Alexey Navalny, oposisi utama dari Presiden Rusia Vladimir Putin, disiksa dalam penjara dan mungkin perlahan membunuhnya, menurut pernyataan kelompok hak asasi manusia Amnesty International pada hari Rabu.
Navalny, yang tahun lalu diracuni dengan zat saraf tingkat militer, tidak memiliki akses ke dokter yang bisa dia percayai di penjara, katanya.
“Pihak berwenang Rusia, mungkin menempatkannya dalam situasi kematian yang lambat dan berusaha menyembunyikan apa yang terjadi padanya,” kata Agnes Callamard, sekretaris jenderal Amnesty International, menjelang publikasi laporan tahunan kelompok tersebut.
“Jelas otoritas Rusia melanggar haknya. Kami harus berbuat lebih banyak,” katanya. “[Mereka] telah mencoba untuk membunuhnya, mereka sekarang menahannya, dan memaksakan kondisi penjara, itu sama saja dengan penyiksaan.”

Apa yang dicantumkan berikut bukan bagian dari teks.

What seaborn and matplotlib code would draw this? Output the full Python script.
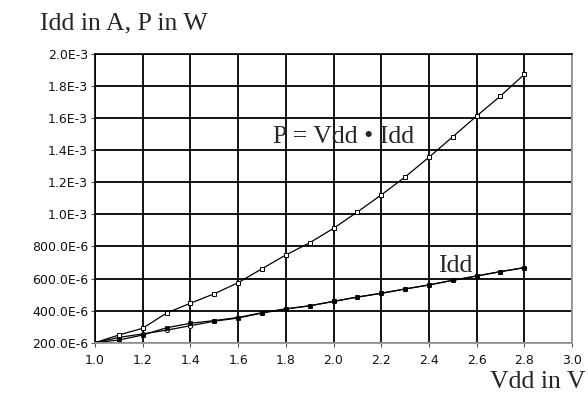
import matplotlib
matplotlib.use("Agg")
import matplotlib.pyplot as plt
import pandas as pd
import seaborn as sns
from matplotlib.ticker import FuncFormatter, MultipleLocator

# Data (currents/powers in micro units)
vdd = [1.0, 1.1, 1.2, 1.3, 1.4, 1.5, 1.6, 1.7, 1.8, 1.9,
       2.0, 2.1, 2.2, 2.3, 2.4, 2.5, 2.6, 2.7, 2.8]
idd_meas_u = [200, 217, 248, 293, 321, 338, 357, 387, 411, 430,
              458, 485, 508, 535, 560, 589, 616, 643, 668]
idd_sim_u = [200, 233, 255, 278, 306, 334, 354, 385, 410, 430,
             457, 484, 508, 535, 560, 589, 616, 643, 668]
power_u = [200, 248, 290, 385, 446, 505, 574, 661, 747, 823,
           913, 1015, 1121, 1233, 1356, 1484, 1613, 1738, 1873]

df = pd.DataFrame({
    'vdd': vdd,
    'idd_meas': [v * 1e-6 for v in idd_meas_u],
    'idd_sim': [v * 1e-6 for v in idd_sim_u],
    'power': [v * 1e-6 for v in power_u],
})

sns.set_style('white')
plt.rcParams['font.family'] = ['DejaVu Sans']

fig = plt.figure(figsize=(5.88, 3.94), dpi=100)
ax = fig.add_axes([95 / 588, 1 - 342.7 / 394, 477 / 588, 288.7 / 394])

# Grid
ax.grid(True, color='black', linewidth=1.3)
ax.set_axisbelow(True)

# Lines
sns.lineplot(data=df, x='vdd', y='idd_sim', ax=ax, color='black', linewidth=0.9,
             marker='o', markersize=3, markerfacecolor='white',
             markeredgecolor='black', markeredgewidth=0.7)
sns.lineplot(data=df, x='vdd', y='idd_meas', ax=ax, color='black', linewidth=0.9,
             marker='s', markersize=3, markerfacecolor='black',
             markeredgecolor='black', markeredgewidth=0.5)
sns.lineplot(data=df, x='vdd', y='power', ax=ax, color='black', linewidth=0.9,
             marker='s', markersize=3, markerfacecolor='white',
             markeredgecolor='black', markeredgewidth=0.7)

ax.set_xlim(1.0, 3.0)
ax.set_ylim(200e-6, 2.0e-3)
ax.xaxis.set_major_locator(MultipleLocator(0.2))
ax.yaxis.set_major_locator(MultipleLocator(200e-6))


def fmt_y(v, pos):
    if v >= 0.99e-3:
        return f'{v * 1e3:.1f}E-3'
    return f'{v * 1e6:.1f}E-6'


ax.yaxis.set_major_formatter(FuncFormatter(fmt_y))
ax.xaxis.set_major_formatter(FuncFormatter(lambda v, p: f'{v:.1f}'))
ax.set_xlabel('')
ax.set_ylabel('')

ax.tick_params(axis='both', which='major', direction='out', length=3, width=0.8,
               color='#555555', labelsize=9, labelcolor='#111111')
ax.tick_params(axis='x', pad=5)
ax.tick_params(axis='y', pad=2)
ax.xaxis.set_ticks_position('bottom')
ax.yaxis.set_ticks_position('left')

for side in ['bottom', 'right']:
    ax.spines[side].set_color('#999999')
    ax.spines[side].set_linewidth(1.3)
for side in ['left', 'top']:
    ax.spines[side].set_color('black')
    ax.spines[side].set_linewidth(1.2)

# Annotations
ax.text(1.745, 1447e-6, 'P = Vdd \u2022 Idd', family='Liberation Serif',
        fontsize=18.5, va='baseline', ha='left')
ax.text(2.438, 639e-6, 'Idd', family='Liberation Serif',
        fontsize=18.5, va='baseline', ha='left')

fig.text(40 / 588, 1 - 29 / 394, 'Idd in A, P in W', family='Liberation Serif',
         fontsize=18.5, va='baseline', ha='left')
fig.text(586 / 588, 1 - 388 / 394, 'Vdd in V', family='Liberation Serif',
         fontsize=18.5, va='baseline', ha='right')

fig.savefig('out.png', dpi=100)
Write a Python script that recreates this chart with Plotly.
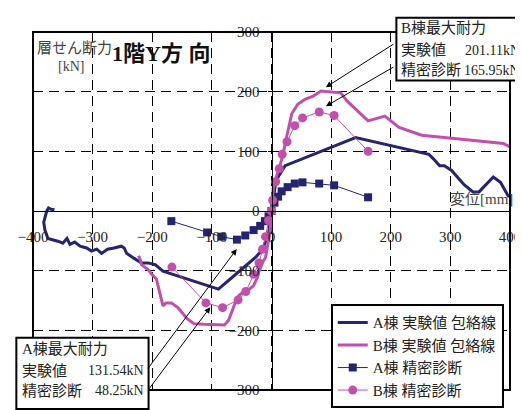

Navalny melakukan mogok makan minggu lalu dalam upaya untuk memaksa penjara yang menahannya di luar Moskow untuk memberinya perawatan medis yang tepat untuk nyeri akut di punggung dan kakinya.
Kremlin menolak mengomentari kesehatannya, dengan mengatakan itu adalah masalah layanan penjara federal. Layanan penjara pekan lalu mengatakan pria 44 tahun itu menerima semua perawatan yang diperlukan.
Navalny dipenjara pada bulan Februari selama dua setengah tahun karena pelanggaran pembebasan bersyarat yang disebutnya bermotif politik.
Moskow, yang telah meragukan peristiwa keracunannya, menggambarkan Navalny sebagai perusuh yang didukung Barat yang bertekad untuk membuat Rusia tidak stabil.
Callamard mengatakan perlakuan buruk Navalny terjadi pada saat pandemi COVID-19 telah memperburuk ketidaksetaraan dan meningkatkan represi yang disponsori di beberapa negara.
Pemerintah tertentu telah menggunakan pandemi terhadap kelompok minoritas untuk menekan perbedaan pendapat dan hak asasi manusia, sementara di negara lain ada tindakan darurat yang mendekati normalisasi yang membatasi kebebasan sipil, tambahnya.
“COVID telah memperkuat penindasan,” kata Callamard.